** START **

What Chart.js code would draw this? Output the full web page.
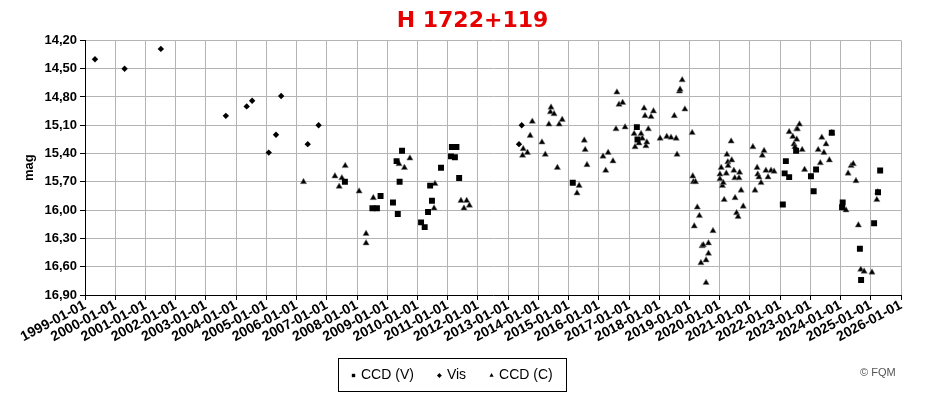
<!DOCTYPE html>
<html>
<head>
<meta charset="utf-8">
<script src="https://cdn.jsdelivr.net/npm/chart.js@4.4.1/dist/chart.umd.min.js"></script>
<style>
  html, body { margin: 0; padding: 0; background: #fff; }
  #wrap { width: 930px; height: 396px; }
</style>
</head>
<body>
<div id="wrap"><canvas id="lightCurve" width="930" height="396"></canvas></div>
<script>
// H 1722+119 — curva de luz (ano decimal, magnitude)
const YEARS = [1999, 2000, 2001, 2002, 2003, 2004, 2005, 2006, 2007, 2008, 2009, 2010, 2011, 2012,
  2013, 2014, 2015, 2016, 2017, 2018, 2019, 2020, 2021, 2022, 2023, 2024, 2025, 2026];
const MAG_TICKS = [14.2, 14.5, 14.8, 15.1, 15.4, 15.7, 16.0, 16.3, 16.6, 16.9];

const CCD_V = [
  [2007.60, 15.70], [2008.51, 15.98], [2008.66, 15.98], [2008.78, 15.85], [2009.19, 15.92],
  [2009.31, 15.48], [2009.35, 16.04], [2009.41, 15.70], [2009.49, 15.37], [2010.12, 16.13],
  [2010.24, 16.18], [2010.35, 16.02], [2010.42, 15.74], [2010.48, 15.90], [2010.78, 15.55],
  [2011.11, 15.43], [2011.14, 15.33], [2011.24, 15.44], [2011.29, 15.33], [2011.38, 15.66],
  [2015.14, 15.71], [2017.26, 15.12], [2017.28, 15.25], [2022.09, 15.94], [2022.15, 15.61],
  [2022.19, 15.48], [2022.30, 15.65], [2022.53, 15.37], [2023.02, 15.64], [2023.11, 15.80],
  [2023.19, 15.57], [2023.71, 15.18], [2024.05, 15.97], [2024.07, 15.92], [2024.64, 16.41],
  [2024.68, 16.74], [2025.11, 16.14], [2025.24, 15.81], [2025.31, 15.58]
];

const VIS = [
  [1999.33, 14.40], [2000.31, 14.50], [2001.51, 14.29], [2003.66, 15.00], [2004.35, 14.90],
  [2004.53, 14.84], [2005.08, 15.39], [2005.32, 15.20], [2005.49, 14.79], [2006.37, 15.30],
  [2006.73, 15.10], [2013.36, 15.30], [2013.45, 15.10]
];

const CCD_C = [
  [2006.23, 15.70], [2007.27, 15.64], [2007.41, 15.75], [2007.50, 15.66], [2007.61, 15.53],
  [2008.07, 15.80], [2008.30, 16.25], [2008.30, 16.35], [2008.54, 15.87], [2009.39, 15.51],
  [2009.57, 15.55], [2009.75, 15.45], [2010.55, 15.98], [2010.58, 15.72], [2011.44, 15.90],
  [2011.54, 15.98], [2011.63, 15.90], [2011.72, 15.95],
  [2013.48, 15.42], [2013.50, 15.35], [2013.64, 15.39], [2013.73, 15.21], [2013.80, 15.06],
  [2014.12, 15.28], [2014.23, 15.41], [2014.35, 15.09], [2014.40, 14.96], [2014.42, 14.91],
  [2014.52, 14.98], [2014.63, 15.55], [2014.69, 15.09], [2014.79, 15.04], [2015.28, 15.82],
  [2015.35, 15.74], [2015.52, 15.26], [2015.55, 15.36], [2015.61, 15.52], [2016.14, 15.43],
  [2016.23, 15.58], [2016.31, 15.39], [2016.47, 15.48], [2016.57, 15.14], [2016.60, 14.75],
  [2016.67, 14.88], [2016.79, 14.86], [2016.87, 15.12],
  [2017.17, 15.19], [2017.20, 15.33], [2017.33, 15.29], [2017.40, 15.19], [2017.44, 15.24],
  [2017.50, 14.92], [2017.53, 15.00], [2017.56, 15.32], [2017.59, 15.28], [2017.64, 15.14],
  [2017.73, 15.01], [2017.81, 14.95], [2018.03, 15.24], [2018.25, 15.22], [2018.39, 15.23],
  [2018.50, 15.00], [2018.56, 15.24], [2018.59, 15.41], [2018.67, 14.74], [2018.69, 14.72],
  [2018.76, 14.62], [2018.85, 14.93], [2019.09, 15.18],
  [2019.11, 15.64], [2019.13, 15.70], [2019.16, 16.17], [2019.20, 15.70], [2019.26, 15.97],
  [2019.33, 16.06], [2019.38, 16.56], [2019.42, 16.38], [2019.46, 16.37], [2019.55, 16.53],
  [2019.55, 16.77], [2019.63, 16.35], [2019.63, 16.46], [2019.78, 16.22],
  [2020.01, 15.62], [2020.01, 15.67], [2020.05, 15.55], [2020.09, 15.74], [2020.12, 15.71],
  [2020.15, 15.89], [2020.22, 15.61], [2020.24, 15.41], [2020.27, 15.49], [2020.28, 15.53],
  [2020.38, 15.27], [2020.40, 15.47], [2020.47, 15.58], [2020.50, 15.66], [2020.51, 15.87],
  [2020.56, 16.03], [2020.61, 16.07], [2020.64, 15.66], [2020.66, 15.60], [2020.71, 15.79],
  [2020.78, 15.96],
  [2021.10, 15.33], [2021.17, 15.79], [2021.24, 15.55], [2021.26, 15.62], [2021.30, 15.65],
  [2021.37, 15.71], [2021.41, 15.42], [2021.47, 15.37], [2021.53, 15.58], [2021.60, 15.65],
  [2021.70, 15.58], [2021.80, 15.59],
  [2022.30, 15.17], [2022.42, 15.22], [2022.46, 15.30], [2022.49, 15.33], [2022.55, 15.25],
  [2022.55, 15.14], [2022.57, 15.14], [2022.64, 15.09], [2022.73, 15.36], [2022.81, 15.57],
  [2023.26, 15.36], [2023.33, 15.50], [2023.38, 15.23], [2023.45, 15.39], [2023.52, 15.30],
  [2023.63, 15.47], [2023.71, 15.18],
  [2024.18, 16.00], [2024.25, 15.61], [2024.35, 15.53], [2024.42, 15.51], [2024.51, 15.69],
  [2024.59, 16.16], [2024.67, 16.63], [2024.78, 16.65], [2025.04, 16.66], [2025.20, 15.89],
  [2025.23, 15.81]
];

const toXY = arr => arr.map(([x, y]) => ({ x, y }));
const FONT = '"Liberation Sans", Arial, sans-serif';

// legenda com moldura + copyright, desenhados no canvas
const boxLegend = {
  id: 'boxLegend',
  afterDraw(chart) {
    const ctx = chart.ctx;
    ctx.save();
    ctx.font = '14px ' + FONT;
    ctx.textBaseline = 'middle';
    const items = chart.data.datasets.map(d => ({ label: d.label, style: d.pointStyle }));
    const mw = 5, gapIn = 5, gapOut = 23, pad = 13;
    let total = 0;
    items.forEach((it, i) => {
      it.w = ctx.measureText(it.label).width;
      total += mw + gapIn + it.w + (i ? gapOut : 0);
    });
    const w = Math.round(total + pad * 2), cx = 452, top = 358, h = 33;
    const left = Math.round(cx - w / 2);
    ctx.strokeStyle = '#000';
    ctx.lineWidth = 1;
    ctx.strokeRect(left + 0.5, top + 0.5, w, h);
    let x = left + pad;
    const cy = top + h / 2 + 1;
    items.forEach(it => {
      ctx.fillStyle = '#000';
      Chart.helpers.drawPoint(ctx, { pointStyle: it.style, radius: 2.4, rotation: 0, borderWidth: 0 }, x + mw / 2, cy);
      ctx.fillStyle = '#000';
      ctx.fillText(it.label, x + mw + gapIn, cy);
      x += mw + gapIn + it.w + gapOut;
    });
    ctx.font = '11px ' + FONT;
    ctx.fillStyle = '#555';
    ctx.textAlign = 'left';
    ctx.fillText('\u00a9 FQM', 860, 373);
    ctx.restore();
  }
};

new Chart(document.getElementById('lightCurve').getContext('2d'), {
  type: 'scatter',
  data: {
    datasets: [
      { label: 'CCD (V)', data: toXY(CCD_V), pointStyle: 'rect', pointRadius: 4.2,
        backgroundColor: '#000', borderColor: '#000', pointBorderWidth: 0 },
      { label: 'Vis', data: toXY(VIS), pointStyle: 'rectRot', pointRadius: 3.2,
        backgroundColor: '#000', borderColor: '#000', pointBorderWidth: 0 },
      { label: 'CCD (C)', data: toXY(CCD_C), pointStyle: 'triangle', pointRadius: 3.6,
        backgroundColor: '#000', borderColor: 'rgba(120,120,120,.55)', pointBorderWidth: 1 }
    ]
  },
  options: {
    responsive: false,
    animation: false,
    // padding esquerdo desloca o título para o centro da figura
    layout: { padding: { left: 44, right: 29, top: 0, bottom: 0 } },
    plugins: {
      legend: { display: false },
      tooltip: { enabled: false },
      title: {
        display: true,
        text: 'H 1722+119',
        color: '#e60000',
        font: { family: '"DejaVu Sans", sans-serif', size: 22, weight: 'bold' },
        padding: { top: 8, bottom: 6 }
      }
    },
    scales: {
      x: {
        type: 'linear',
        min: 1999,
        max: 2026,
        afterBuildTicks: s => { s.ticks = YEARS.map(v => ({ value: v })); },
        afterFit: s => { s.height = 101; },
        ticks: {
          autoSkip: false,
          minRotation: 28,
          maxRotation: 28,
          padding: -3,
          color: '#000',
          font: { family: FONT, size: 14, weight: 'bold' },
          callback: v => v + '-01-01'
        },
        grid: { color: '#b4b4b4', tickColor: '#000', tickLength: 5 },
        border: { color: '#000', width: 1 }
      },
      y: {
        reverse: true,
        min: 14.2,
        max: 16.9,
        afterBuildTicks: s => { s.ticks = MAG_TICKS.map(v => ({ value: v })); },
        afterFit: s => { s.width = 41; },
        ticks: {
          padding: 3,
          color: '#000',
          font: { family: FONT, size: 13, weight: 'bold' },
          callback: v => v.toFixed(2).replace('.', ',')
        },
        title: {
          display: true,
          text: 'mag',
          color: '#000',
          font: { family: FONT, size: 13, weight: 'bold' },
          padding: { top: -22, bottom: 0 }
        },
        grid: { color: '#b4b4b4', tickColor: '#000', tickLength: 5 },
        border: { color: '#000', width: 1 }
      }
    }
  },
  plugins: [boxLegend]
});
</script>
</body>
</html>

** END **

> **EXERCISE AIM**
Write out, word for word, the lines from the start of the data through the one holding "16.3, 16.6, 16.9];". Omit pictures.

> **REPLY TO THE TASK**
What Chart.js code would draw this? Output the full web page.
<!DOCTYPE html>
<html>
<head>
<meta charset="utf-8">
<script src="https://cdn.jsdelivr.net/npm/chart.js@4.4.1/dist/chart.umd.min.js"></script>
<style>
  html, body { margin: 0; padding: 0; background: #fff; }
  #wrap { width: 930px; height: 396px; }
</style>
</head>
<body>
<div id="wrap"><canvas id="lightCurve" width="930" height="396"></canvas></div>
<script>
// H 1722+119 — curva de luz (ano decimal, magnitude)
const YEARS = [1999, 2000, 2001, 2002, 2003, 2004, 2005, 2006, 2007, 2008, 2009, 2010, 2011, 2012,
  2013, 2014, 2015, 2016, 2017, 2018, 2019, 2020, 2021, 2022, 2023, 2024, 2025, 2026];
const MAG_TICKS = [14.2, 14.5, 14.8, 15.1, 15.4, 15.7, 16.0, 16.3, 16.6, 16.9];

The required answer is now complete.